◆ Exercise objective
Copy everything in the listing below word for word, apart from any images.

◆ Collected data
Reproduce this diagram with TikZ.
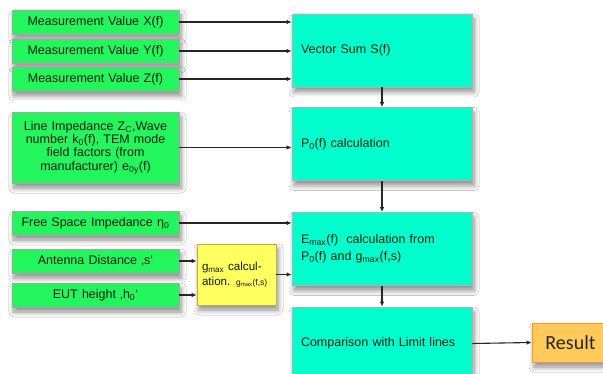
\documentclass[tikz,border=0pt]{standalone}
\usepackage{fontspec}
\setmainfont{Liberation Sans}
\newfontfamily\resultfont{Carlito}
\usetikzlibrary{arrows.meta,shadows.blur}

\definecolor{inbox}{RGB}{34,246,92}
\definecolor{procbox}{RGB}{0,255,204}
\definecolor{calcbox}{RGB}{255,255,96}
\definecolor{resbox}{RGB}{255,202,90}
\definecolor{inktext}{RGB}{16,30,20}

\tikzset{
  softshadow/.style={blur shadow={shadow xshift=2pt,shadow yshift=-5pt,
      shadow blur steps=8,shadow blur radius=5pt,shadow opacity=45}},
  inputbox/.style={draw=black!35,line width=0.8pt,fill=inbox,softshadow,
      minimum width=167pt,text width=155pt,align=center,inner sep=3pt,
      font=\fontsize{12.5}{13.4}\selectfont,text=inktext},
  procstep/.style={draw=black!30,line width=0.8pt,fill=procbox,softshadow,
      minimum width=178pt,minimum height=73pt,text width=162pt,align=left,
      inner xsep=9pt,font=\fontsize{12.5}{16.5}\selectfont,text=inktext},
  calcstep/.style={draw=black!30!yellow!70!brown,line width=0.8pt,fill=calcbox,
      softshadow,minimum width=79pt,minimum height=61pt,text width=69pt,
      align=left,inner xsep=5pt,font=\fontsize{11.6}{15}\selectfont,text=inktext},
  resultbox/.style={draw=orange!70!brown!80,line width=0.8pt,fill=resbox,
      softshadow,minimum width=77pt,minimum height=39pt,
      font=\resultfont\fontsize{20}{22}\selectfont,text=black!85},
  flow/.style={line width=1.1pt,draw=black!85,
      -{Latex[length=5pt,width=4.5pt]}}
}

\begin{document}
\begin{tikzpicture}[x=1pt,y=-1pt]
  \useasboundingbox (0,0) rectangle (603,374);
  \fill[white] (0,0) rectangle (603,374);
  \begin{scope}
  \clip (0,0) rectangle (603,374);

  % input quantities
  \node[inputbox,minimum height=24pt] (mx) at (95.5,22) {Measurement Value X(f)};
  \node[inputbox,minimum height=24pt] (my) at (95.5,51) {Measurement Value Y(f)};
  \node[inputbox,minimum height=24pt] (mz) at (95.5,79) {Measurement Value Z(f)};
  \node[inputbox,minimum height=71pt] (li) at (95.5,147.5)
    {Line Impedance Z\textsubscript{C},Wave\\ number k\textsubscript{0}(f), TEM mode\\
     field factors (from\\ manufacturer) e\textsubscript{0y}(f)};
  \node[inputbox,minimum height=24pt] (fs) at (95.5,223) {Free Space Impedance η\textsubscript{0}};
  \node[inputbox,minimum height=24pt] (ad) at (95.5,261) {Antenna Distance ‚s‘};
  \node[inputbox,minimum height=24pt] (eh) at (95.5,295) {EUT height ‚h\textsubscript{0}‘};

  % g_max calculation
  \node[calcstep] (gm) at (236.5,274.5)
    {g\textsubscript{max} calcul-\\ation. {\fontsize{8.5}{9}\selectfont g\textsubscript{max}(f,s)}};

  % processing chain
  \node[procstep] (vs) at (382,50.5) {Vector Sum S(f)};
  \node[procstep] (p0) at (382,144) {P\textsubscript{0}(f) calculation};
  \node[procstep] (em) at (382,249)
    {E\textsubscript{max}(f)\ \ calculation from\\ P\textsubscript{0}(f) and g\textsubscript{max}(f,s)};
  \node[procstep] (cl) at (382,343.5) {Comparison with Limit lines};
  \node[resultbox] (rs) at (570.5,342.5) {Result};

  % connectors
  \draw[flow] (mx.east) -- (vs.west |- mx.east);
  \draw[flow] (my.east) -- (vs.west |- my.east);
  \draw[flow] (mz.east) -- (vs.west |- mz.east);
  \draw[flow] (li.east) -- (p0.west |- li.east);
  \draw[flow] (fs.east) -- (em.west |- fs.east);
  \draw[flow] (ad.east) -- (gm.west |- ad.east);
  \draw[flow] (eh.east) -- (gm.west |- eh.east);
  \draw[flow] (gm.east) -- (em.west |- gm.east);
  \draw[flow] (vs.south) -- (p0.north);
  \draw[flow] (p0.south) -- (em.north);
  \draw[flow] (em.south) -- (cl.north);
  \draw[flow] (cl.east) -- (rs.west);
  \end{scope}
\end{tikzpicture}
\end{document}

◆ Expected answer
Reproduce this diagram with TikZ.
\documentclass[tikz,border=0pt]{standalone}
\usepackage{fontspec}
\setmainfont{Liberation Sans}
\newfontfamily\resultfont{Carlito}
\usetikzlibrary{arrows.meta,shadows.blur}

\definecolor{inbox}{RGB}{34,246,92}
\definecolor{procbox}{RGB}{0,255,204}
\definecolor{calcbox}{RGB}{255,255,96}
\definecolor{resbox}{RGB}{255,202,90}
\definecolor{inktext}{RGB}{16,30,20}

\tikzset{
  softshadow/.style={blur shadow={shadow xshift=2pt,shadow yshift=-5pt,
      shadow blur steps=8,shadow blur radius=5pt,shadow opacity=45}},
  inputbox/.style={draw=black!35,line width=0.8pt,fill=inbox,softshadow,
      minimum width=167pt,text width=155pt,align=center,inner sep=3pt,
      font=\fontsize{12.5}{13.4}\selectfont,text=inktext},
  procstep/.style={draw=black!30,line width=0.8pt,fill=procbox,softshadow,
      minimum width=178pt,minimum height=73pt,text width=162pt,align=left,
      inner xsep=9pt,font=\fontsize{12.5}{16.5}\selectfont,text=inktext},
  calcstep/.style={draw=black!30!yellow!70!brown,line width=0.8pt,fill=calcbox,
      softshadow,minimum width=79pt,minimum height=61pt,text width=69pt,
      align=left,inner xsep=5pt,font=\fontsize{11.6}{15}\selectfont,text=inktext},
  resultbox/.style={draw=orange!70!brown!80,line width=0.8pt,fill=resbox,
      softshadow,minimum width=77pt,minimum height=39pt,
      font=\resultfont\fontsize{20}{22}\selectfont,text=black!85},
  flow/.style={line width=1.1pt,draw=black!85,
      -{Latex[length=5pt,width=4.5pt]}}
}

\begin{document}
\begin{tikzpicture}[x=1pt,y=-1pt]
  \useasboundingbox (0,0) rectangle (603,374);
  \fill[white] (0,0) rectangle (603,374);
  \begin{scope}
  \clip (0,0) rectangle (603,374);

  % input quantities
  \node[inputbox,minimum height=24pt] (mx) at (95.5,22) {Measurement Value X(f)};
  \node[inputbox,minimum height=24pt] (my) at (95.5,51) {Measurement Value Y(f)};
  \node[inputbox,minimum height=24pt] (mz) at (95.5,79) {Measurement Value Z(f)};
  \node[inputbox,minimum height=71pt] (li) at (95.5,147.5)
    {Line Impedance Z\textsubscript{C},Wave\\ number k\textsubscript{0}(f), TEM mode\\
     field factors (from\\ manufacturer) e\textsubscript{0y}(f)};
  \node[inputbox,minimum height=24pt] (fs) at (95.5,223) {Free Space Impedance η\textsubscript{0}};
  \node[inputbox,minimum height=24pt] (ad) at (95.5,261) {Antenna Distance ‚s‘};
  \node[inputbox,minimum height=24pt] (eh) at (95.5,295) {EUT height ‚h\textsubscript{0}‘};

  % g_max calculation
  \node[calcstep] (gm) at (236.5,274.5)
    {g\textsubscript{max} calcul-\\ation. {\fontsize{8.5}{9}\selectfont g\textsubscript{max}(f,s)}};

  % processing chain
  \node[procstep] (vs) at (382,50.5) {Vector Sum S(f)};
  \node[procstep] (p0) at (382,144) {P\textsubscript{0}(f) calculation};
  \node[procstep] (em) at (382,249)
    {E\textsubscript{max}(f)\ \ calculation from\\ P\textsubscript{0}(f) and g\textsubscript{max}(f,s)};
  \node[procstep] (cl) at (382,343.5) {Comparison with Limit lines};
  \node[resultbox] (rs) at (570.5,342.5) {Result};

  % connectors
  \draw[flow] (mx.east) -- (vs.west |- mx.east);
  \draw[flow] (my.east) -- (vs.west |- my.east);
  \draw[flow] (mz.east) -- (vs.west |- mz.east);
  \draw[flow] (li.east) -- (p0.west |- li.east);
  \draw[flow] (fs.east) -- (em.west |- fs.east);
  \draw[flow] (ad.east) -- (gm.west |- ad.east);
  \draw[flow] (eh.east) -- (gm.west |- eh.east);
  \draw[flow] (gm.east) -- (em.west |- gm.east);
  \draw[flow] (vs.south) -- (p0.north);
  \draw[flow] (p0.south) -- (em.north);
  \draw[flow] (em.south) -- (cl.north);
  \draw[flow] (cl.east) -- (rs.west);
  \end{scope}
\end{tikzpicture}
\end{document}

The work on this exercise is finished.